A horse harnessed with others to a cart is not free to refrain from moving the cart. If he does not move forward the cart will knock him down and go on dragging him with it, whether he will or not. But the horse is free to drag the cart himself or to be dragged with it. And so it is with man.
Whether this is a great or small degree of freedom in comparison with the fantastic liberty we should like to have, it is the only freedom that really exists, and in it consists the only happiness attainable by man.
And more than that, this freedom is the sole means of accomplishing the divine work of the life of the world.

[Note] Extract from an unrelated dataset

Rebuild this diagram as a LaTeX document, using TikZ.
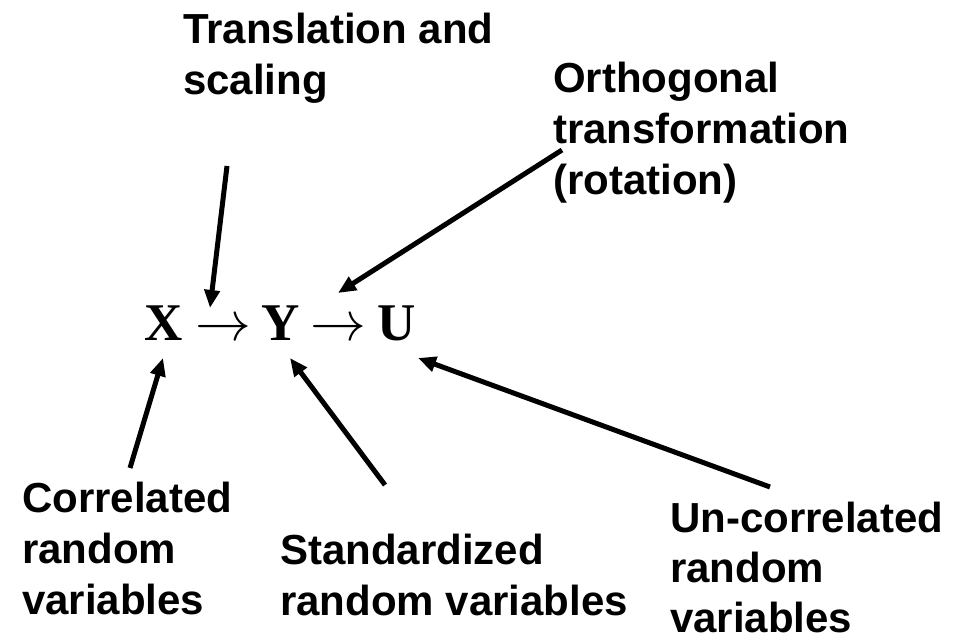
\documentclass[tikz,border=0pt]{standalone}
\usepackage{graphicx}
\usepackage{fontspec}
\setmainfont{Liberation Sans}
\newfontfamily\serifb{Liberation Serif}
\usetikzlibrary{arrows.meta}
\newcommand{\bigarrowglyph}{\scalebox{5.6}{\normalsize$\rightarrow$}}
\begin{document}
\begin{tikzpicture}[x=1bp,y=-1bp,
  lbl/.style={anchor=north west, inner sep=0pt, align=left,
    font=\fontsize{42bp}{51bp}\selectfont\bfseries},
  sym/.style={anchor=base west, inner sep=0pt,
    font=\fontsize{53bp}{60bp}\selectfont\serifb\bfseries},
  conn/.style={line width=5bp, line cap=butt,
    -{Triangle[length=18bp,width=15bp]}}]
\useasboundingbox[fill=white] (0,0) rectangle (962,640);

% labels
\node[lbl] (trans)  at (183,13)  {Translation and\\scaling};
\node[lbl] (orth)   at (553,62)  {Orthogonal\\transformation\\(rotation)};
\node[lbl] (corr)   at (22,482)  {Correlated\\random\\variables};
\node[lbl] (stand)  at (280,534) {Standardized\\random variables};
\node[lbl, font=\fontsize{42bp}{50bp}\selectfont\bfseries] (uncorr) at (670,502) {Un-correlated\\random\\variables};

% formula
\node[sym] (X)  at (144,340) {X};
\node[sym] (a1) at (195,340) {\bigarrowglyph};
\node[sym] (Y)  at (261,340) {Y};
\node[sym] (a2) at (310,340) {\bigarrowglyph};
\node[sym] (U)  at (377,340) {U};

% connector ends
\coordinate (tS) at (227,166);
\coordinate (tE) at (210,308);
\coordinate (oS) at (562,150);
\coordinate (oE) at (338,293);
\coordinate (cS) at (130,468);
\coordinate (cE) at (163,358);
\coordinate (sS) at (385,485);
\coordinate (sE) at (290,358);
\coordinate (uS) at (770,487);
\coordinate (uE) at (418,358);

\draw[conn] (tS) -- (tE);
\draw[conn] (oS) -- (oE);
\draw[conn] (cS) -- (cE);
\draw[conn] (sS) -- (sE);
\draw[conn] (uS) -- (uE);
\end{tikzpicture}
\end{document}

According to Christ's doctrine, the man who sees the significance of life in the domain in which it is not free, in the domain of effects, that is, of acts, has not the true life. According to the Christian doctrine, that man is living in the truth who has transported his life to the domain in which it is free—the domain of causes, that is, the knowledge and recognition, the profession and realization in life of revealed truth.

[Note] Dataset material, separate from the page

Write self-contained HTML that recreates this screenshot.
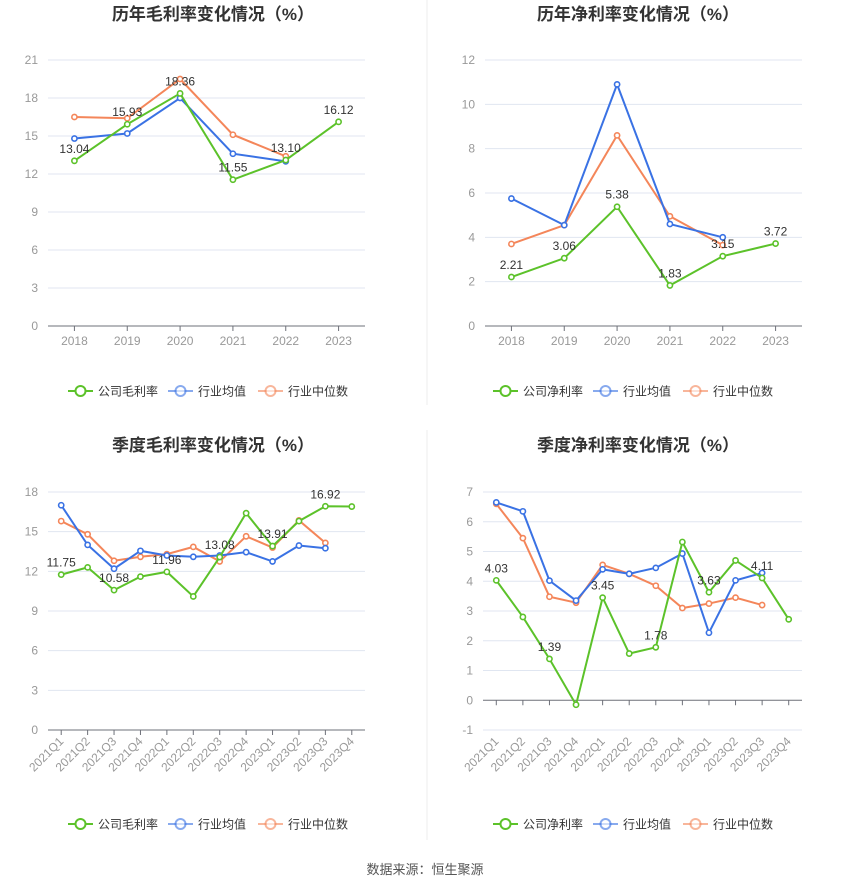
<!DOCTYPE html>
<html><head><meta charset="utf-8">
<style>
body{margin:0;background:#fff;font-family:"Liberation Sans","Noto Sans CJK SC",sans-serif;}
svg text{font-family:"Liberation Sans","Noto Sans CJK SC",sans-serif;}
</style></head>
<body>
<svg id="root" width="850" height="890" viewBox="0 0 850 890">
<line x1="427" y1="0" x2="427" y2="405" stroke="#eee"/>
<line x1="427" y1="430" x2="427" y2="840" stroke="#eee"/>
<text x="425" y="874" text-anchor="middle" font-size="13" fill="#555">数据来源：恒生聚源</text>
</svg>
<script>
const yearCats=["2018","2019","2020","2021","2022","2023"];
const qCats=["2021Q1","2021Q2","2021Q3","2021Q4","2022Q1","2022Q2","2022Q3","2022Q4","2023Q1","2023Q2","2023Q3","2023Q4"];
const c1Company=[13.04,15.93,18.36,11.55,13.10,16.12];
const c1Avg=[14.8,15.2,18.0,13.6,13.0];
const c1Median=[16.5,16.4,19.5,15.1,13.4];
const c1Ticks=[0,3,6,9,12,15,18,21];
const c2Company=[2.21,3.06,5.38,1.83,3.15,3.72];
const c2Avg=[5.75,4.55,10.9,4.6,4.0];
const c2Median=[3.7,4.55,8.6,4.95,3.65];
const c2Ticks=[0,2,4,6,8,10,12];
const c3Company=[11.75,12.3,10.58,11.6,11.96,10.1,13.08,16.4,13.91,15.8,16.92,16.9];
const c3Avg=[17.0,14.0,12.2,13.55,13.2,13.1,13.2,13.45,12.75,13.95,13.75];
const c3Median=[15.8,14.8,12.8,13.1,13.3,13.85,12.75,14.65,13.8,15.85,14.15];
const c3Ticks=[0,3,6,9,12,15,18];
const c4Company=[4.03,2.8,1.39,-0.15,3.45,1.57,1.78,5.32,3.63,4.7,4.11,2.72];
const c4Avg=[6.65,6.35,4.02,3.35,4.4,4.25,4.45,4.93,2.27,4.03,4.28];
const c4Median=[6.6,5.45,3.48,3.28,4.55,4.25,3.85,3.1,3.25,3.45,3.2];
const c4Ticks=[-1,0,1,2,3,4,5,6,7];

const NS="http://www.w3.org/2000/svg";
const root=document.getElementById('root');
const GREEN="#5cc22a",BLUE="#3a72e4",ORANGE="#f4865a";
function mk(tag,attrs,parent){const e=document.createElementNS(NS,tag);for(const k in attrs)e.setAttribute(k,attrs[k]);(parent||root).appendChild(e);return e;}

function chart(o){
  const g=mk('g',{});
  
  
  const yMin=o.ticks[0],yMax=o.ticks[o.ticks.length-1];
  const ys=v=>o.y0-(v-yMin)/(yMax-yMin)*(o.y0-o.y1);
  const n=o.cats.length,step=(o.xr-o.xl)/n;
  const xs=i=>o.xl+step*(i+0.5);
  const t=mk('text',{x:o.cx,y:o.ty,'text-anchor':'middle','font-size':17,'font-weight':'bold',fill:'#333'},g);
  t.textContent=o.title;
  
  
  o.ticks.forEach(v=>{
    const y=ys(v);
    if(v!==0){const l=mk('line',{x1:o.xl,x2:o.xr,y1:y,y2:y,stroke:'#e0e6f1'},g);
    
    }
    const tx=mk('text',{x:o.xl-10,y:y+4,'text-anchor':'end','font-size':12,fill:'#999'},g);
    tx.textContent=v;
    
    
  });
  const ax=mk('line',{x1:o.xl,x2:o.xr,y1:ys(0),y2:ys(0),stroke:'#6e7079'},g);
  
  
  o.cats.forEach((c,i)=>{
    const x=xs(i);
    mk('line',{x1:x,x2:x,y1:ys(0),y2:ys(0)+5,stroke:'#6e7079'},g);
    let tx;
    const by=o.y0;
    if(o.rot){tx=mk('text',{x:x+3,y:by+12,'text-anchor':'end','font-size':12,fill:'#999',transform:`rotate(-45 ${x+3} ${by+12})`},g);}
    else tx=mk('text',{x:x,y:by+19,'text-anchor':'middle','font-size':12,fill:'#999'},g);
    tx.textContent=c;
    
    
  });
  const series=[[o.median,ORANGE,'industry-median'],[o.avg,BLUE,'industry-average'],[o.comp,GREEN,'company']];
  series.forEach(([d,col,nm])=>{
    const p=mk('polyline',{points:d.map((v,i)=>xs(i)+','+ys(v)).join(' '),fill:'none',stroke:col,'stroke-width':2},g);
    
    
    d.forEach((v,i)=>{
      const c=mk('circle',{cx:xs(i),cy:ys(v),r:2.6,fill:'#fff',stroke:col,'stroke-width':1.6},g);
      
      
    });
  });
  o.comp.forEach((v,i)=>{
    if(o.labelEvery&&i%2!==0)return;
    const tx=mk('text',{x:xs(i),y:ys(v)-8,'text-anchor':'middle','font-size':12,fill:'#333'},g);
    tx.textContent=v.toFixed(2);
    
    
  });
  const items=[[o.leg1,GREEN],['行业均值',BLUE],['行业中位数',ORANGE]];
  const offs=[-145,-45,45];
  items.forEach(([lab,col],k)=>{
    const lx=o.cx+offs[k],ly=o.ly;
    const lg=mk('g',{},g);
    
    
    const a=k===0?1:0.6;
    mk('line',{x1:lx,x2:lx+25,y1:ly,y2:ly,stroke:col,'stroke-width':2,opacity:a},lg);
    mk('circle',{cx:lx+12.5,cy:ly,r:5,fill:'#fff',stroke:col,'stroke-width':2,opacity:a},lg);
    const tx=mk('text',{x:lx+30,y:ly+4.5,'font-size':12,fill:'#333'},lg);
    tx.textContent=lab;
  });
}
chart({name:'annual-gross-margin-chart',title:'历年毛利率变化情况（%）',cx:213,ty:20,xl:48,xr:365,y0:326,y1:60,ticks:c1Ticks,cats:yearCats,comp:c1Company,avg:c1Avg,median:c1Median,ly:391,leg1:'公司毛利率'});
chart({name:'annual-net-margin-chart',title:'历年净利率变化情况（%）',cx:638,ty:20,xl:485,xr:802,y0:326,y1:60,ticks:c2Ticks,cats:yearCats,comp:c2Company,avg:c2Avg,median:c2Median,ly:391,leg1:'公司净利率'});
chart({name:'quarterly-gross-margin-chart',title:'季度毛利率变化情况（%）',cx:213,ty:451,xl:48,xr:365,y0:730,y1:492,ticks:c3Ticks,cats:qCats,comp:c3Company,avg:c3Avg,median:c3Median,ly:824,leg1:'公司毛利率',rot:true,labelEvery:true});
chart({name:'quarterly-net-margin-chart',title:'季度净利率变化情况（%）',cx:638,ty:451,xl:483,xr:802,y0:730,y1:492,ticks:c4Ticks,cats:qCats,comp:c4Company,avg:c4Avg,median:c4Median,ly:824,leg1:'公司净利率',rot:true,labelEvery:true});
</script>
</body></html>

Devoting his life to works of the flesh, a man busies himself with actions depending on temporary causes outside himself. He himself does nothing really, he merely seems to be doing something. In reality all the acts which seem to be his are the work of a higher power, and he is not the creator of his own life, but the slave of it. Devoting his life to the recognition and fulfillment of the truth revealed to him, he identifies himself with the source of universal life and accomplishes acts not personal, and dependent on conditions of space and time, but acts unconditioned by previous causes, acts which constitute the causes of everything else, and have an infinite, unlimited significance.
"The kingdom of heaven suffereth violence, and the violent take it by force." (Matt. xi. 12.)
It is this violent effort to rise above external conditions to the recognition and realization of truth by which the kingdom of heaven is taken, and it is this effort of violence which must and can be made in our times.